The index values are seen as an array here because Tigris supports composite indexes as well, meaning a collection can have one or more than one field defined as index fields. These index values are packed in a single binary structure.

However, storing this information in every key as-is means unnecessary costs attached to each record. Therefore we implemented key compression.

Key compression

The key compression algorithm that we have implemented replaces these long strings with integers and ensures that the integer assignments are unique. This is accomplished by persisting these mapping in an internal metadata collection and assigning to these strings during creation time.

In order to compress a key, the first step is to assign a unique integer to the container (tenant, database, collection) names. This is done during a Data Definition Language (DDL) operation. Whenever Tigris receives a tenant creation, or bucket creation request, it starts a transaction. In this transaction, a unique integer value is reserved for this container name and then assigned to this container.
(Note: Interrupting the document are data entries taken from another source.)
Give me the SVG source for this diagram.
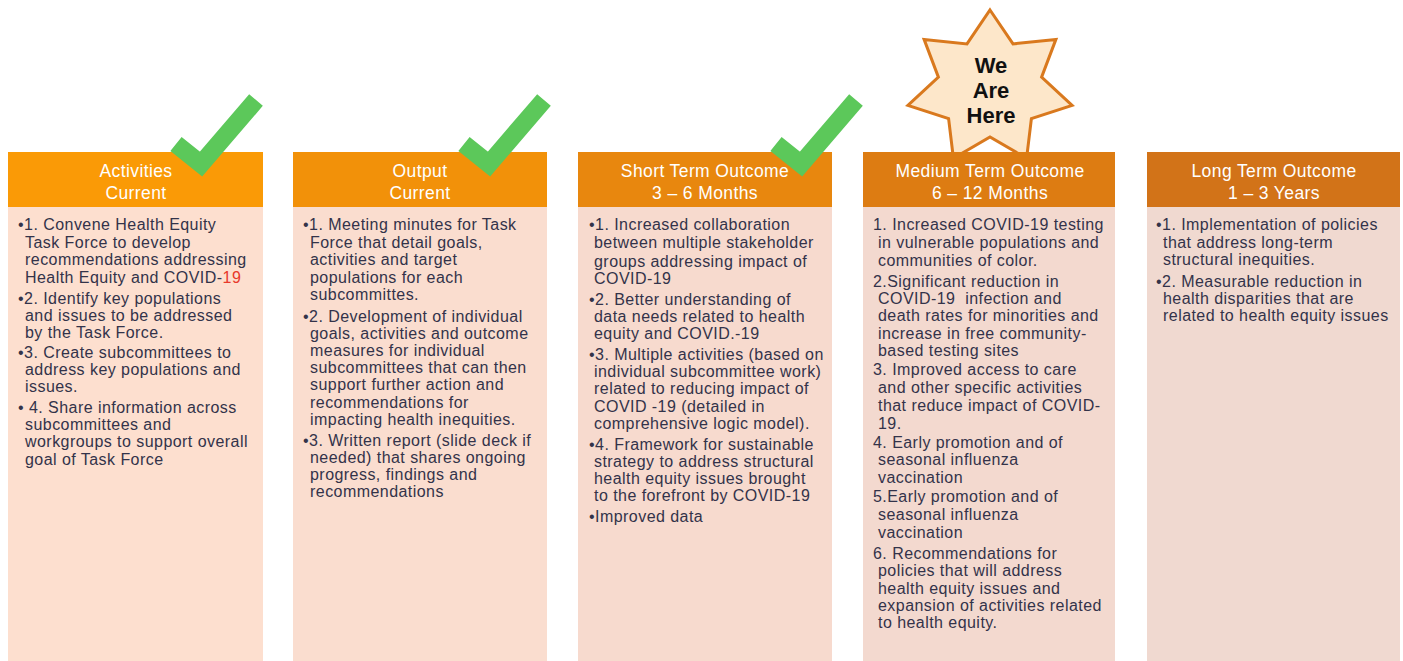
<svg xmlns="http://www.w3.org/2000/svg" width="1403" height="661" viewBox="0 0 1403 661">
<style>
.hd{font-family:"Liberation Sans",Arial,sans-serif;font-size:17.5px;fill:#ffffff;text-anchor:middle;letter-spacing:0.4px}
.bd{font-family:"Liberation Sans",Arial,sans-serif;font-size:16px;fill:#33334a;letter-spacing:0.45px}
.red{fill:#e8392b}
.check{fill:none;stroke:#5cc85a;stroke-width:18;stroke-linejoin:miter;stroke-linecap:butt}
.star{fill:#fde7ca;stroke:#d9791e;stroke-width:3;stroke-linejoin:miter}
.startxt{font-family:"Liberation Sans",Arial,sans-serif;font-size:22px;font-weight:bold;fill:#111111;text-anchor:middle}
</style>
<rect x="0" y="0" width="1403" height="661" fill="#ffffff"/>

<g id="star">
<polygon class="star" points="990,10 1013,43.9 1055.9,39.4 1041.6,77.1 1072.1,105.4 1031.4,118.6 1026.6,158.3 990,137 953.4,158.3 948.6,118.6 907.9,105.4 938.4,77.1 924.1,39.4 967,43.9"/>
<text class="startxt" x="991" y="73">We</text>
<text class="startxt" x="991" y="98">Are</text>
<text class="startxt" x="991" y="123">Here</text>
</g>

<g id="col-activities">
<rect x="8" y="207" width="255" height="454" fill="#fddfcf"/>
<rect x="8" y="152" width="255" height="55" fill="#fa9a06"/>
<text class="hd" x="136" y="177">Activities</text>
<text class="hd" x="136" y="199">Current</text>
<text class="bd">
<tspan x="18" y="230">•1. Convene Health Equity</tspan>
<tspan x="25" y="247.5">Task Force to develop</tspan>
<tspan x="25" y="265">recommendations addressing</tspan>
<tspan x="25" y="282.5">Health Equity and COVID-<tspan class="red">19</tspan></tspan>
<tspan x="18" y="303.5">•2. Identify key populations</tspan>
<tspan x="25" y="320.5">and issues to be addressed</tspan>
<tspan x="25" y="338">by the Task Force.</tspan>
<tspan x="18" y="357.5">•3. Create subcommittees to</tspan>
<tspan x="25" y="374.5">address key populations and</tspan>
<tspan x="25" y="392">issues.</tspan>
<tspan x="18" y="412.5">• 4. Share information across</tspan>
<tspan x="25" y="429.5">subcommittees and</tspan>
<tspan x="25" y="447">workgroups to support overall</tspan>
<tspan x="25" y="464.5">goal of Task Force</tspan>
</text>
</g>

<g id="col-output">
<rect x="293" y="207" width="254" height="454" fill="#faddcf"/>
<rect x="293" y="152" width="254" height="55" fill="#f29109"/>
<text class="hd" x="420" y="177">Output</text>
<text class="hd" x="420" y="199">Current</text>
<text class="bd">
<tspan x="303" y="230">•1. Meeting minutes for Task</tspan>
<tspan x="310" y="247.5">Force that detail goals,</tspan>
<tspan x="310" y="265">activities and target</tspan>
<tspan x="310" y="282.5">populations for each</tspan>
<tspan x="310" y="300">subcommittes.</tspan>
<tspan x="303" y="321.5">•2. Development of individual</tspan>
<tspan x="310" y="338.5">goals, activities and outcome</tspan>
<tspan x="310" y="356">measures for individual</tspan>
<tspan x="310" y="373">subcommittees that can then</tspan>
<tspan x="310" y="390">support further action and</tspan>
<tspan x="310" y="407.5">recommendations for</tspan>
<tspan x="310" y="424.5">impacting health inequities.</tspan>
<tspan x="303" y="445.5">•3. Written report (slide deck if</tspan>
<tspan x="310" y="462.5">needed) that shares ongoing</tspan>
<tspan x="310" y="480">progress, findings and</tspan>
<tspan x="310" y="497">recommendations</tspan>
</text>
</g>

<g id="col-short">
<rect x="578" y="207" width="254" height="454" fill="#f7dace"/>
<rect x="578" y="152" width="254" height="55" fill="#e8870e"/>
<text class="hd" x="705" y="177">Short Term Outcome</text>
<text class="hd" x="705" y="199">3 – 6 Months</text>
<text class="bd">
<tspan x="589" y="230">•1. Increased collaboration</tspan>
<tspan x="594" y="248">between multiple stakeholder</tspan>
<tspan x="594" y="266.5">groups addressing impact of</tspan>
<tspan x="594" y="284">COVID-19</tspan>
<tspan x="589" y="304.5">•2. Better understanding of</tspan>
<tspan x="594" y="321.5">data needs related to health</tspan>
<tspan x="594" y="339">equity and COVID.-19</tspan>
<tspan x="589" y="359.5">•3. Multiple activities (based on</tspan>
<tspan x="594" y="376.5">individual subcommittee work)</tspan>
<tspan x="594" y="394">related to reducing impact of</tspan>
<tspan x="594" y="411.5">COVID -19 (detailed in</tspan>
<tspan x="594" y="429">comprehensive logic model).</tspan>
<tspan x="589" y="449.5">•4. Framework for sustainable</tspan>
<tspan x="594" y="466.5">strategy to address structural</tspan>
<tspan x="594" y="484">health equity issues brought</tspan>
<tspan x="594" y="501">to the forefront by COVID-19</tspan>
<tspan x="589" y="521.5">•Improved data</tspan>
</text>
</g>

<g id="col-medium">
<rect x="863" y="207" width="252" height="454" fill="#f3d9cf"/>
<rect x="863" y="152" width="252" height="55" fill="#dd7c12"/>
<text class="hd" x="990" y="177">Medium Term Outcome</text>
<text class="hd" x="990" y="199">6 – 12 Months</text>
<text class="bd">
<tspan x="873" y="230">1. Increased COVID-19 testing</tspan>
<tspan x="878" y="248">in vulnerable populations and</tspan>
<tspan x="878" y="266">communities of color.</tspan>
<tspan x="873" y="286.5">2.Significant reduction in</tspan>
<tspan x="878" y="303.5">COVID-19&#160; infection and</tspan>
<tspan x="878" y="321">death rates for minorities and</tspan>
<tspan x="878" y="338.5">increase in free community-</tspan>
<tspan x="878" y="356">based testing sites</tspan>
<tspan x="873" y="374.5">3. Improved access to care</tspan>
<tspan x="878" y="392.5">and other specific activities</tspan>
<tspan x="878" y="411">that reduce impact of COVID-</tspan>
<tspan x="878" y="428.5">19.</tspan>
<tspan x="873" y="447.5">4. Early promotion and of</tspan>
<tspan x="878" y="465">seasonal influenza</tspan>
<tspan x="878" y="482.5">vaccination</tspan>
<tspan x="873" y="501.5">5.Early promotion and of</tspan>
<tspan x="878" y="520">seasonal influenza</tspan>
<tspan x="878" y="537.5">vaccination</tspan>
<tspan x="873" y="558.5">6. Recommendations for</tspan>
<tspan x="878" y="576">policies that will address</tspan>
<tspan x="878" y="593.5">health equity issues and</tspan>
<tspan x="878" y="610.5">expansion of activities related</tspan>
<tspan x="878" y="627.5">to health equity.</tspan>
</text>
</g>

<g id="col-long">
<rect x="1147" y="207" width="253" height="454" fill="#f0d9d0"/>
<rect x="1147" y="152" width="253" height="55" fill="#d27318"/>
<text class="hd" x="1274" y="177">Long Term Outcome</text>
<text class="hd" x="1274" y="199">1 – 3 Years</text>
<text class="bd">
<tspan x="1156" y="230">•1. Implementation of policies</tspan>
<tspan x="1163" y="247.5">that address long-term</tspan>
<tspan x="1163" y="265">structural inequities.</tspan>
<tspan x="1156" y="286.5">•2. Measurable reduction in</tspan>
<tspan x="1163" y="303.5">health disparities that are</tspan>
<tspan x="1163" y="321">related to health equity issues</tspan>
</text>
</g>

<g id="checkmarks">
<polyline class="check" points="176,144 201,164 256,100"/>
<polyline class="check" points="464,144 489,164 544,100"/>
<polyline class="check" points="776,144 801,164 856,100"/>
</g>
</svg>
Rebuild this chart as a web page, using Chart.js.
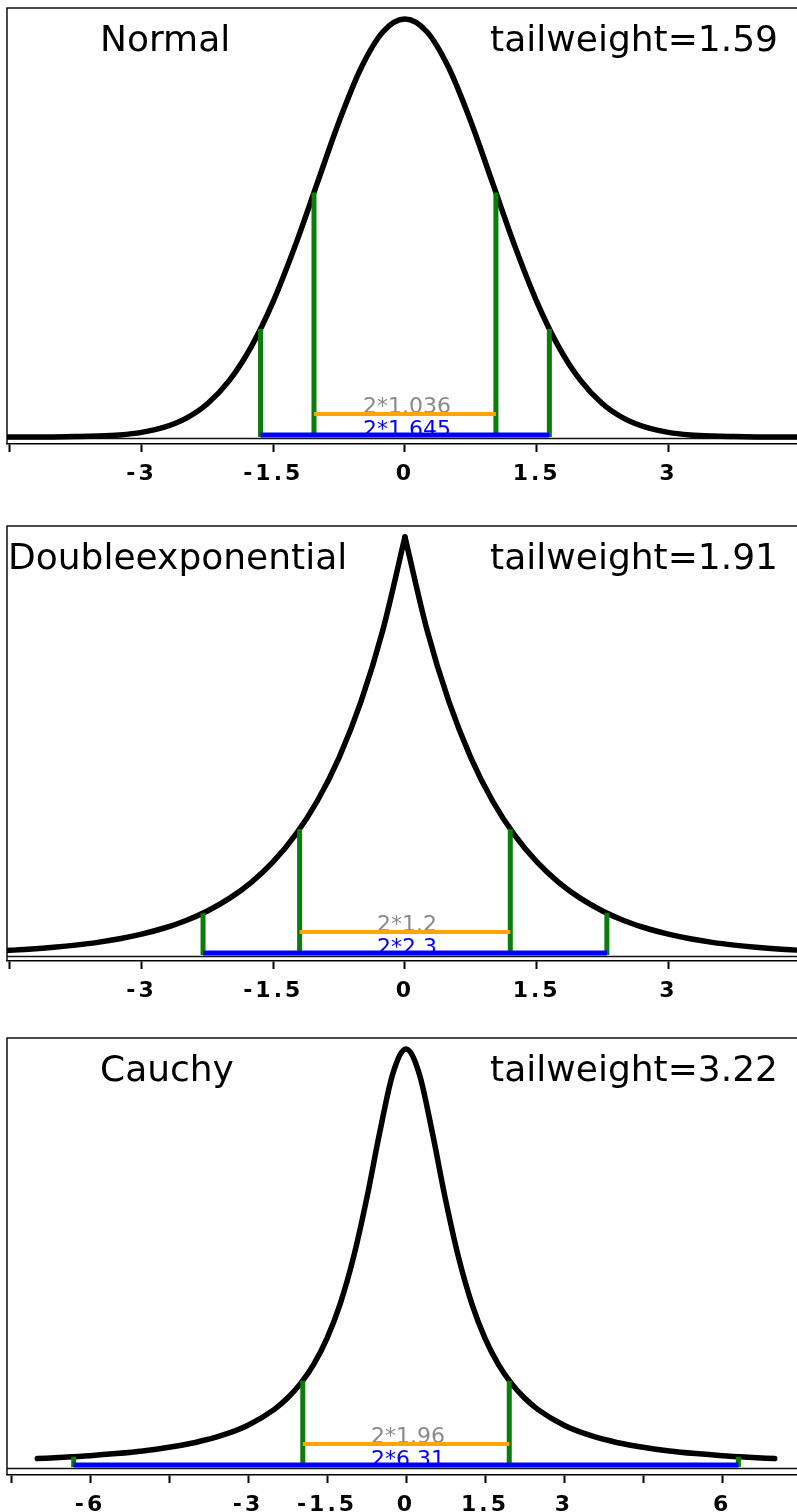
<!DOCTYPE html>
<html><head><meta charset="utf-8">
<script src="https://cdn.jsdelivr.net/npm/chart.js@4/dist/chart.umd.min.js"></script>
<style>
html,body{margin:0;padding:0;background:#fff;overflow:hidden;width:797px;height:1512px;position:relative;}
canvas.p{position:absolute;left:0;}
</style></head><body>
<canvas id="c1" class="p" style="top:0px" width="810" height="490"></canvas>
<canvas id="c2" class="p" style="top:518px" width="810" height="490"></canvas>
<canvas id="c3" class="p" style="top:1030px" width="810" height="490"></canvas>
<script>
// ---------- data ----------
const normalX = [-4.75,-4.5,-4.25,-4,-3.75,-3.5,-3.25,-3,-2.75,-2.5,-2.25,-2,-1.75,-1.5,-1.25,-1,-0.75,-0.5,-0.25,0,0.25,0.5,0.75,1,1.25,1.5,1.75,2,2.25,2.5,2.75,3,3.25,3.5,3.75,4,4.25,4.5,4.75];
const normalY = [0.0000,0.0000,0.0000,0.0001,0.0004,0.0009,0.0020,0.0044,0.0091,0.0175,0.0317,0.0540,0.0863,0.1295,0.1826,0.2420,0.3011,0.3521,0.3867,0.3989,0.3867,0.3521,0.3011,0.2420,0.1826,0.1295,0.0863,0.0540,0.0317,0.0175,0.0091,0.0044,0.0020,0.0009,0.0004,0.0001,0.0000,0.0000,0.0000];

const laplaceX = [-4.75,-4.5,-4.25,-4,-3.75,-3.5,-3.25,-3,-2.75,-2.5,-2.25,-2,-1.75,-1.5,-1.25,-1,-0.75,-0.5,-0.25,0,0.25,0.5,0.75,1,1.25,1.5,1.75,2,2.25,2.5,2.75,3,3.25,3.5,3.75,4,4.25,4.5,4.75];
const laplaceY = [0.0043,0.0056,0.0071,0.0092,0.0118,0.0151,0.0194,0.0249,0.0320,0.0410,0.0527,0.0677,0.0869,0.1116,0.1433,0.1839,0.2362,0.3033,0.3894,0.5000,0.3894,0.3033,0.2362,0.1839,0.1433,0.1116,0.0869,0.0677,0.0527,0.0410,0.0320,0.0249,0.0194,0.0151,0.0118,0.0092,0.0071,0.0056,0.0043];

const cauchyX = [-7,-6.5,-6,-5.5,-5,-4.5,-4,-3.5,-3,-2.5,-2.25,-2,-1.75,-1.5,-1.25,-1,-0.75,-0.5,-0.25,0,0.25,0.5,0.75,1,1.25,1.5,1.75,2,2.25,2.5,3,3.5,4,4.5,5,5.5,6,6.5,7];
const cauchyY = [0.0064,0.0074,0.0086,0.0102,0.0122,0.0150,0.0187,0.0240,0.0318,0.0439,0.0525,0.0637,0.0784,0.0979,0.1242,0.1592,0.2037,0.2546,0.2996,0.3183,0.2996,0.2546,0.2037,0.1592,0.1242,0.0979,0.0784,0.0637,0.0525,0.0439,0.0318,0.0240,0.0187,0.0150,0.0122,0.0102,0.0086,0.0074,0.0064];

// quantiles: [inner (85%), outer (95%)] and the curve height there
const normalQ = [1.036, 1.645];
const normalQY = [0.2333, 0.1031];
const laplaceQ = [1.2, 2.3];
const laplaceQY = [0.1506, 0.0501];
const cauchyQ = [1.96, 6.31];
const cauchyQY = [0.0657, 0.0078];

const names = ['Normal', 'Doubleexponential', 'Cauchy'];
const tailLabels = ['tailweight=1.59', 'tailweight=1.91', 'tailweight=3.22'];
const innerLabels = ['2*1.036', '2*1.2', '2*1.96'];
const outerLabels = ['2*1.645', '2*2.3', '2*6.31'];

const ticks12 = [-4.5, -3, -1.5, 0, 1.5, 3, 4.5];
const tickLabels12 = ['', '-3', '-1.5', '0', '1.5', '3', ''];
const ticks3 = [-7.5, -6, -4.5, -3, -1.5, 0, 1.5, 3, 4.5, 6, 7.5];
const tickLabels3 = ['', '-6', '', '-3', '-1.5', '0', '1.5', '3', '', '6', ''];

// ---------- drawing ----------
const GEOM = {top: 8, base: 437, peakPx: 418};

function makePanel(id, cfg) {
  const peak = Math.max(...cfg.y);
  const ppu = GEOM.peakPx / peak;
  const yMax = (GEOM.base - GEOM.top) / ppu;
  const yMin = -(cfg.areaBottom - GEOM.base) / ppu;
  const orangeLev = 23 / ppu;
  const blueLev = 2 / ppu;

  const pts = cfg.x.map((v, i) => ({x: v, y: cfg.y[i]}));
  const curveStyle = {borderColor: '#000', borderWidth: 5.5, pointRadius: 0, fill: false,
    cubicInterpolationMode: 'monotone', borderJoinStyle: 'round', borderCapStyle: 'round', order: 5};
  const datasets = [];
  if (cfg.cusp) {
    const k = cfg.x.indexOf(0);
    datasets.push(Object.assign({data: pts.slice(0, k + 1)}, curveStyle));
    datasets.push(Object.assign({data: pts.slice(k)}, curveStyle));
  } else {
    datasets.push(Object.assign({data: pts}, curveStyle));
  }
  cfg.q.forEach((q, j) => {
    [-1, 1].forEach(s => {
      datasets.push({data: [{x: s * q, y: 0}, {x: s * q, y: cfg.qy[j]}],
        borderColor: '#0a7d0a', borderWidth: 5, pointRadius: 0, borderCapStyle: 'butt', order: 4});
    });
  });
  datasets.push({data: [{x: -cfg.q[0], y: orangeLev}, {x: cfg.q[0], y: orangeLev}],
    borderColor: '#FFA500', borderWidth: 4, pointRadius: 0, borderCapStyle: 'butt', order: 2});
  datasets.push({data: [{x: -cfg.q[1], y: blueLev}, {x: cfg.q[1], y: blueLev}],
    borderColor: '#0000FF', borderWidth: 5, pointRadius: 0, borderCapStyle: 'butt', order: 1});

  const deco = {
    id: 'deco',
    beforeDraw(chart) { chart.ctx.letterSpacing = '3px'; },
    beforeDatasetsDraw(chart) {
      const ctx = chart.ctx, a = chart.chartArea, xs = chart.scales.x, ys = chart.scales.y;
      ctx.save();
      ctx.letterSpacing = '0px';
      // frame
      ctx.strokeStyle = '#111'; ctx.lineWidth = 1.5;
      const yb = Math.round(ys.getPixelForValue(0)) + 1.5;
      ctx.beginPath();
      ctx.moveTo(a.left, a.bottom); ctx.lineTo(a.left, a.top); ctx.lineTo(a.right + 20, a.top);
      ctx.moveTo(a.left, yb); ctx.lineTo(a.right + 20, yb);
      ctx.stroke();
      // titles
      ctx.fillStyle = '#000';
      ctx.font = '36px "DejaVu Sans"';
      ctx.textBaseline = 'alphabetic';
      ctx.textAlign = 'left';
      ctx.fillText(cfg.name, cfg.nameX, a.top + 43);
      ctx.textAlign = 'right';
      ctx.fillText(cfg.tail, 778, a.top + 43);
      // interval labels
      ctx.font = '22px "DejaVu Sans"';
      ctx.textAlign = 'center';
      const cx = xs.getPixelForValue(0) + 2;
      ctx.fillStyle = '#8a8a8a';
      ctx.fillText(cfg.inner, cx, ys.getPixelForValue(orangeLev) - 1);
      ctx.fillStyle = '#0000FF';
      ctx.fillText(cfg.outer, cx, ys.getPixelForValue(blueLev) + 0.5);
      ctx.restore();
    }
  };

  return new Chart(document.getElementById(id), {
    type: 'line',
    data: {datasets},
    options: {
      responsive: false, animation: false, devicePixelRatio: 1, events: [],
      layout: {padding: {left: 7, right: 10, top: GEOM.top, bottom: 0}},
      plugins: {legend: {display: false}, tooltip: {enabled: false}},
      scales: {
        x: {
          type: 'linear', min: cfg.min, max: cfg.max,
          afterBuildTicks: s => { s.ticks = cfg.ticks.map(v => ({value: v})); },
          afterFit: s => { s.height = 490 - cfg.areaBottom; },
          ticks: {autoSkip: false, maxRotation: 0, minRotation: 0, padding: 9, color: '#000',
            font: {family: '"DejaVu Sans"', weight: 'bold', size: 22},
            callback: (v, i) => cfg.tickLabels[i]},
          grid: {drawOnChartArea: false, drawTicks: true, tickLength: 8, tickWidth: 2, tickColor: '#000'},
          border: {display: true, color: '#000', width: 1.5}
        },
        y: {type: 'linear', display: false, min: yMin, max: yMax}
      }
    },
    plugins: [deco]
  });
}

makePanel('c1', {x: normalX, y: normalY, q: normalQ, qy: normalQY, cusp: false,
  name: names[0], nameX: 100, tail: tailLabels[0], inner: innerLabels[0], outer: outerLabels[0],
  ticks: ticks12, tickLabels: tickLabels12, min: -4.533, max: 4.5, areaBottom: 444});
makePanel('c2', {x: laplaceX, y: laplaceY, q: laplaceQ, qy: laplaceQY, cusp: true,
  name: names[1], nameX: 8, tail: tailLabels[1], inner: innerLabels[1], outer: outerLabels[1],
  ticks: ticks12, tickLabels: tickLabels12, min: -4.533, max: 4.5, areaBottom: 443});
makePanel('c3', {x: cauchyX, y: cauchyY, q: cauchyQ, qy: cauchyQY, cusp: false,
  name: names[2], nameX: 100, tail: tailLabels[2], inner: innerLabels[2], outer: outerLabels[2],
  ticks: ticks3, tickLabels: tickLabels3, min: -7.576, max: 7.443, areaBottom: 445});
</script>
</body></html>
This mapping is stored in an internal collection called encoding. The value assigned is incremented in a fashion that each mapping is unique. This mapping is immutable so that it can be freely cached on Tigris servers. In other words, all the user metadata like a tenant, database, collection, and index names are uniquely identifiable by their corresponding integer representation. As this is done in a transaction, completing the request means a unique assignment of the integer to the string.

Using integers has the following benefits:

  • Machine-level instruction can be used to perform integer comparison in one cycle
  • Packed as 4bytes; on the other hand, if the string size grows, it will take up a lot of memory. This results in compact keys, therefore, optimizing CPU, memory, and storage usage
  • Even nominally saving a few bytes per string representation does add up when there are billions of records

The encoding collection that has this information and has the following layout:

encoding | version | tenant-name => integer identifier
encoding | version | tenant-id | database-name => integer identifier
encoding | version | tenant-id | database-id | collection-name => integer identifier

Where

  • encoding → identifier of this metadata collection (key layout)
  • version → version of this key structure so that we can evolve this layout
  • tenant-name, database-name, collection-name → The user-facing names

These integer values are then used to form the key. Now with this information, here is how the key structure looks like:

["usr",0x01,0x01,0x02,0x03,0x04,[1]] =>
{"id": 1, "email": "alex@example.com", "phone_number": 12345}

Where

  • usr → the identifier for this key layout
  • 0x01 → version of this key layout
  • 0x01 → tenant-id
  • 0x02 → database-id
  • 0x03 → collection-id

Value encoding

Internally all user values are stored inside a protobuf message. We don't mutate user payload. Introducing this top-level structure allows us to have metadata of the record attached to it along with raw user content. As an example, this protobuf message, apart from user data, has information such as compression, created time, updated time, the schema version, and other housekeeping fields. Some of this information is then indexed so that we can support time series queries like returning records that are created after Jan 1, 2022.

message ValueWrapper {
int32 ver = 1; // schema version
int32 enc = 2; // encoding of the raw data
int32 comp = 3; // compression of the raw data
Timestamp created_at = 4; // created timestamp of the record
Timestamp updated_at = 5; // updated timestamp of the record
bytes raw = 6; // raw user payload
}

Our wrapper adds a slight overhead to every value, but provides us with much flexibility. For example, we can switch between different compression algorithms and value encodings on the fly with no downtime or backfills required. In addition, unused fields don't have to be encoded at all.

This is the first blog post in a multi-part series where we will be sharing the details of how we have implemented some of the core features in Tigris. Be on the lookout for the next part!